2.2 Partisipasi Masyarakat Desa Hutan Menurut Davis (1967) dalam Suprayitno (2011), partisipasi adalah keterlibatan mental dan emosional individu dalam situasi kelompok yang mendorongnya untuk berkontribusi dalam mencapai tujuan kelompok dan saling berbagi tanggung jawab diantara anggota-anggota kelompok. Berdasarkan pengertian tersebut, partisipasi memiliki tiga hal pokok, yaitu: 1. Partisipasi merupakan keterlibatan mental dan emosional. 2. Menghendaki adanya kontribusi terhadap kepentingan atau tujuan kelompok. 3. Merupakan tanggung jawab terhadap kelompok. Masyarakat desa hutan adalah orang-orang yang bertempat tinggal di desa hutan dan melakukan kegiatan yang berinteraksi dengan sumber daya hutan untuk mendukung kehidupannya (Perhutani 2002).
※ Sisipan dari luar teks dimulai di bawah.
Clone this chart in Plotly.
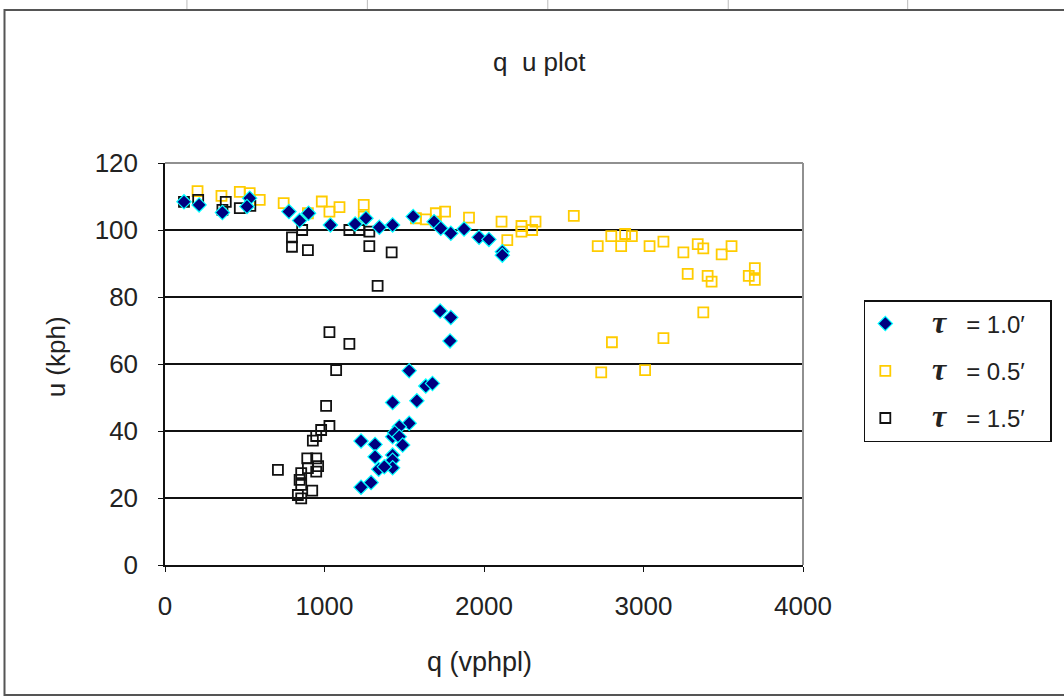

Partisipasi masyarakat desa hutan dalam kegiatan pengelolaan hutan dibedakan menjadi dua yaitu partisipasi secara parsial dan partisipasi integral. Beberapa contoh bentuk partisipasi parsial adalah praktek tumpangsari yang dilakukan oleh masyarakat desa di areal Perum Perhutani di Jawa. Dalam partisipasi parsial ini masyarakat hanya ikutserta dalam kegiatan tumpangsari dan pemungutan hasil hutan non kayu. Pola tumpangsari yang diujicobakan di areal Hak Pengusahaan Hutan Tanaman Industri adalah contoh lain dari praktek keterlibatan masyarakat dalam pengelolaan hutan secara
18
parsial. Pada program ini, peran masyarakat dalam kegiatan pembangunan hutan tidak begitu nyata (Suharti dan Murniati 2004). Contoh lain partisipasi parsial adalah pelaksanaan PHBM di Desa Buniwangi dan Desa Citarik, BKPH Pelabuhan Ratu, KPH Sukabumi. Program PHBM di daerah ini ditetapkan bahwa masa kontrak lahan garap tergantung pada persen tumbuh tanaman pokok mencapai 90% atau lebih. Hal ini merupakan strategi Perhutani untuk memacu petugas lapang dan masyarakat dalam melakukan pemeliharaan tanaman yang maksimal. Namun ketetapan ini kurang menguntungkan masyarakat. Apabila masyarakat tidak mampu mencapai persen tumbuh tanaman pokok 90% maka mereka akan kehilangan seluruh hak dan kesempatan dalam memperpanjang kontrak dan bagi hasil. Demikian pula dalam penetapan jenis tanaman tumpangsari, masyarakat hanya melaksanakan keputusan yang telah ditetapkan oleh Perhutani (Suharti dan Murniati 2004). PHBM merupakan implementasi dari program Social Forestry yang mengembangkan pola investasi sesuai dengan perimbangan tanggungjawab dan andil biaya serta manfaat. Dasar dari PHBM adalah adanya jiwa berbagi dalam pemanfaatan hasil dalam pengelolaan sumber daya hutan dengan prinsip saling menguntungkan, saling memperkuat, dan saling mendukung. Nilai dan proporsi berbagi dalam PHBM sesuai dengan nilai dan proporsi nilai produksi yang dikontribusikan oleh masing-masing pihak. Setiap daerah memiliki isu sosial, ekonomi, dan budaya yang berbeda-beda yang menyebabkan keragaman sistem usaha tani, penggunaan input, serta kendala yang dihadapi dalam penerapan PHBM. Keragaman ini mengakibatkan penetapan dalam proporsi bagi hasil antara daerah satu dengan yang lain berbeda (Suharti dan Murniati 2004).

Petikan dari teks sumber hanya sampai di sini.